When geographic coordinates are plotted "without projection", they are really being projected via the Simple Cylindrical (aka, Equirectangular, or Plate Carrée) projection. (It goes by many different names.)

Geographic coordinates, as latitudes and longitudes, are said to be unprojected because they define positions on a (curved) sphere or ellipsoid – they have not yet been "thrown forth" (projected) onto a plane.

Map coordinates, usually as northings and eastings, are said to be projected because they define positions on a (flat) plane – they have been "thrown forth" (projected), from a sphere, somehow.

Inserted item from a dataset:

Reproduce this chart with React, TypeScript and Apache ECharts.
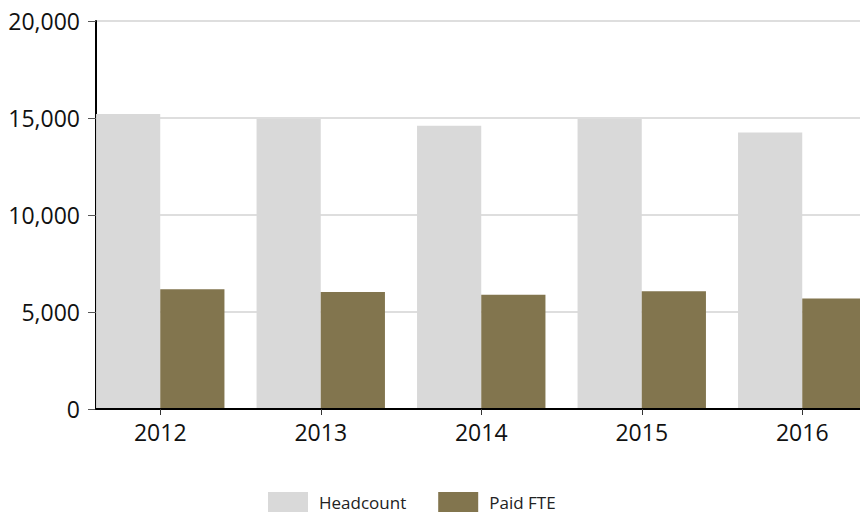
import React, { useEffect, useRef } from "react";
import * as echarts from "echarts";

const categories = ["2012", "2013", "2014", "2015", "2016"];
const headcount = [15200, 14950, 14600, 14950, 14250];
const paidFte = [6170, 6030, 5890, 6070, 5690];
const yTicks = { min: 0, max: 20000, interval: 5000 };

const FONT = "'Open Sans', 'Noto Sans', sans-serif";

export default function App() {
  const ref = useRef<HTMLDivElement>(null);
  useEffect(() => {
    if (!ref.current) return;
    const chart = echarts.init(ref.current, undefined, { renderer: "svg" });
    chart.setOption({
      animation: false,
      backgroundColor: "#ffffff",
      legend: {
        left: 268,
        top: 492,
        padding: 0,
        itemWidth: 40,
        itemHeight: 20,
        itemGap: 32,
        icon: "rect",
        textStyle: { fontFamily: FONT, fontSize: 17, lineHeight: 18, color: "#222", padding: [0, 0, 0, 6] },
        data: ["Headcount", "Paid FTE"],
      },
      grid: [
        { left: 96, right: 0, top: 21, bottom: 103, outerBoundsMode: "none", containLabel: false },
        { left: 80, right: -22.5, top: 21, bottom: 103, outerBoundsMode: "none", containLabel: false },
      ],
      xAxis: [
        {
          gridIndex: 0,
          type: "value",
          min: 0,
          max: 1,
          z: 10,
          axisLine: { show: true, lineStyle: { color: "#000", width: 2 } },
          axisTick: { show: false },
          axisLabel: { show: false },
          splitLine: { show: false },
        },
        {
          gridIndex: 1,
          type: "category",
          data: categories,
          z: 10,
          axisLine: { show: false },
          axisTick: { show: true, alignWithLabel: true, length: 6, lineStyle: { color: "#333", width: 1 } },
          axisLabel: { fontFamily: FONT, fontSize: 23, color: "#111", margin: 11 },
        },
      ],
      yAxis: [
        {
          gridIndex: 0,
          type: "value",
          min: yTicks.min,
          max: yTicks.max,
          interval: yTicks.interval,
          axisLine: { show: true, lineStyle: { color: "#000", width: 2 } },
          axisTick: { show: true, length: 8, lineStyle: { color: "#555", width: 1 } },
          axisLabel: {
            fontFamily: FONT,
            fontSize: 23,
            color: "#111",
            margin: 16,
            formatter: (v: number) => v.toLocaleString("en-US"),
          },
          splitLine: { show: true, lineStyle: { color: "#dedede", width: 2 } },
        },
        {
          gridIndex: 1,
          type: "value",
          min: yTicks.min,
          max: yTicks.max,
          interval: yTicks.interval,
          show: false,
          splitLine: { show: false },
        },
      ],
      series: [
        {
          name: "Headcount",
          type: "bar",
          xAxisIndex: 1,
          yAxisIndex: 1,
          data: headcount,
          barGap: "0%",
          barCategoryGap: "20%",
          itemStyle: { color: "#d9d9d9" },
        },
        {
          name: "Paid FTE",
          type: "bar",
          xAxisIndex: 1,
          yAxisIndex: 1,
          data: paidFte,
          barGap: "0%",
          barCategoryGap: "20%",
          itemStyle: { color: "#82754e" },
        },
      ],
    });
    return () => chart.dispose();
  }, []);
  return (
    <div
      ref={ref}
      style={{ position: "fixed", left: 0, top: 0, width: 860, height: 512 }}
    />
  );
}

The problem of the somehow is the nature of the map projection. Some projections have direct analogies in terms of straight physical projecting rays from the curved surface to a "developable surface", i.e., one that either is or can be unwrapped into a flat map. Those are said to be azimuthal, conic or cylindrical projections.

Other projections, most really, have no direct physical "projecting ray" analogy and must be realized purely mathematically. (Of course, even the simple "projecting ray" methods have mathematical forms.) The mathematical form of any map projection can be generalized in this form:

(N, E) = ƒ(R, φ, λ)

meaning northings and eastings are some function of Earth's radius, latitude and longitude. (For an ellipsoid, there are two parameters defining its size & shape, but let's focus on a sphere.)

The simple cylindrical projection happens to be the most trivial mathematically:

N = k R φ

E = k R λ

where k is some convenient constant that helps convert degrees into pixels or millimeters, etc, such that the map fits on the page or screen. It is so simple that folks often forget that there is any projection going on at all – they might even suggest that the coordinates you see are unprojected, but they'd be wrong.